* **The request**
From the listing below, pull out the lines that hold "this".

* **Input**
## Start

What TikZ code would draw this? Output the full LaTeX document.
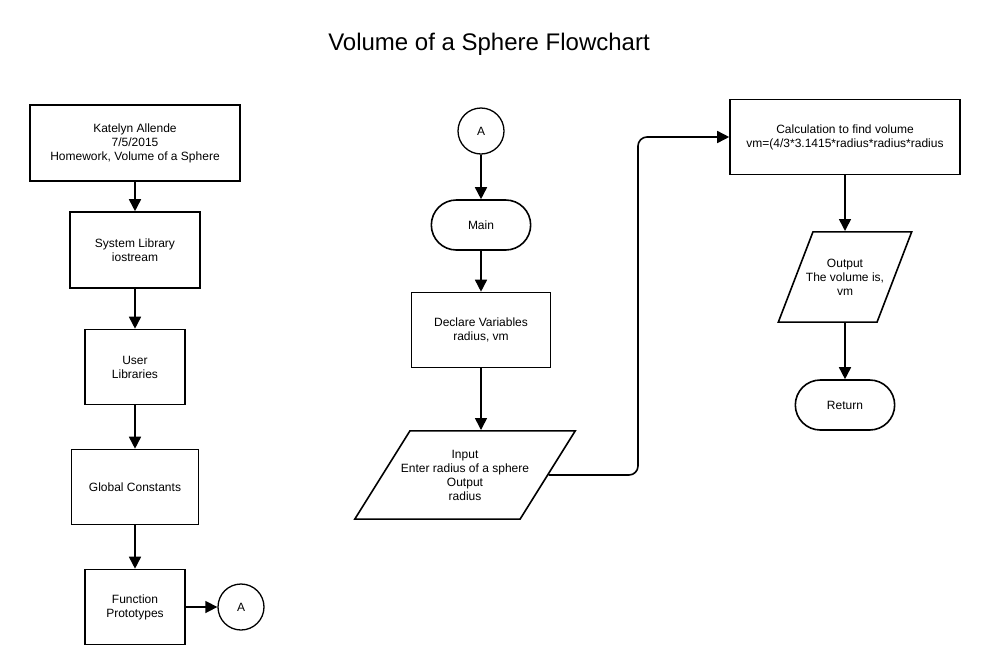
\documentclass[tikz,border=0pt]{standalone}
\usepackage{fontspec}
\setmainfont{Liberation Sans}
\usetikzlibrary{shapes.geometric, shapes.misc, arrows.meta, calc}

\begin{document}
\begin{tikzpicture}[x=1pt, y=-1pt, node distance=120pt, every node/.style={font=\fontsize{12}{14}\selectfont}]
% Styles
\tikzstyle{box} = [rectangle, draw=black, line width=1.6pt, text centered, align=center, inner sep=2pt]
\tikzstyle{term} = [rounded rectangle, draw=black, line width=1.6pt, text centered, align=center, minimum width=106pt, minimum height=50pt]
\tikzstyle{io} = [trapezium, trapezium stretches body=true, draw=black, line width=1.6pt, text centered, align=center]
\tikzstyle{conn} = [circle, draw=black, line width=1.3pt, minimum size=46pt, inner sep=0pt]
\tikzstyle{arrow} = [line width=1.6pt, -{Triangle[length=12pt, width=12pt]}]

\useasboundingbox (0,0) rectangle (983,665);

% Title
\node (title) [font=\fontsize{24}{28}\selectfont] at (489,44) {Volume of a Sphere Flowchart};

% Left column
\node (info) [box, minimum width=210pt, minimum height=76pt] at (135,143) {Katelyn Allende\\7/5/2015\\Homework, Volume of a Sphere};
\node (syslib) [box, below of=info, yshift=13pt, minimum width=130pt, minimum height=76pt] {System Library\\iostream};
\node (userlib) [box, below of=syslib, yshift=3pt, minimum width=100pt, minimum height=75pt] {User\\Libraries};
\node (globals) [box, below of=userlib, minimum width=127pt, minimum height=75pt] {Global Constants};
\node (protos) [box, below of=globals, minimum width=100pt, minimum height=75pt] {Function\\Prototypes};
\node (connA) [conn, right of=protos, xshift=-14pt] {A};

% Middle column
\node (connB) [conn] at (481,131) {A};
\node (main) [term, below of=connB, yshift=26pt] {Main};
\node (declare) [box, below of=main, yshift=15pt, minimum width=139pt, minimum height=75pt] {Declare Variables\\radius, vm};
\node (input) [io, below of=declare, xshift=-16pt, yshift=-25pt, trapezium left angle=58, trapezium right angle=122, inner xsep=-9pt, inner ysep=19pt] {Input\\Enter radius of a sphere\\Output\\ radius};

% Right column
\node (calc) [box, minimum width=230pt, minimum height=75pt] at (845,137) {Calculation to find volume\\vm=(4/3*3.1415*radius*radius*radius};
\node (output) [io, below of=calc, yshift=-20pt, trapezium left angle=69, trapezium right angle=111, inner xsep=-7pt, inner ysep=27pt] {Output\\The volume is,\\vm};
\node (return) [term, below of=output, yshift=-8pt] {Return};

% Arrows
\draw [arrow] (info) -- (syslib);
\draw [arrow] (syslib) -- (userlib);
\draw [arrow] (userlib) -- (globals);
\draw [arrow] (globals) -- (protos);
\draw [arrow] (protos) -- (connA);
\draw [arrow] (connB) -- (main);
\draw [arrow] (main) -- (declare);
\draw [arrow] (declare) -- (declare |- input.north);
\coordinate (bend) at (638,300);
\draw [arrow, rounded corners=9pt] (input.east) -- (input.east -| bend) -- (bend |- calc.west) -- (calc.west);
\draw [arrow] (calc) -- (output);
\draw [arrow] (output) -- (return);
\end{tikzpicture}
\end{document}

## End
## Start

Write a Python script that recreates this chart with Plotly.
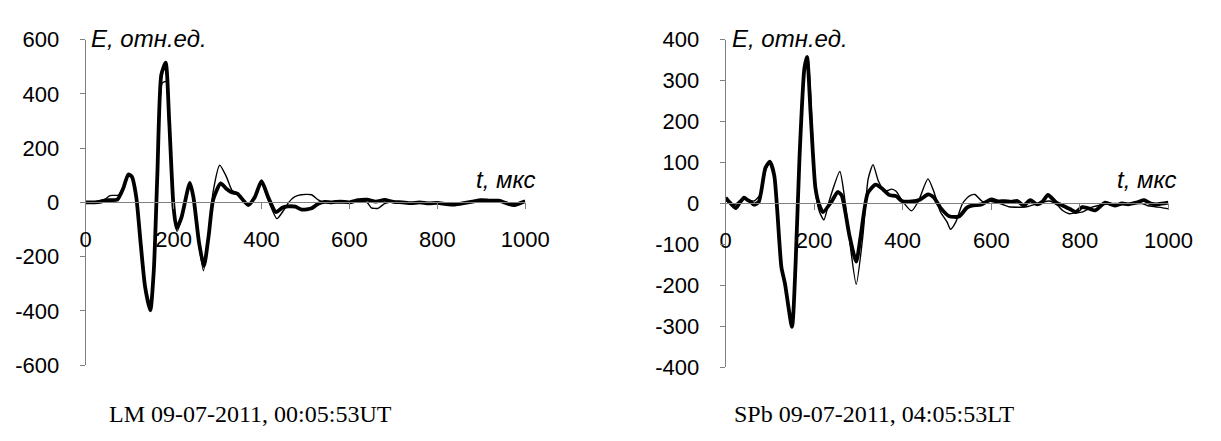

## End

* **Task response**
What TikZ code would draw this? Output the full LaTeX document.
Write a Python script that recreates this chart with Plotly.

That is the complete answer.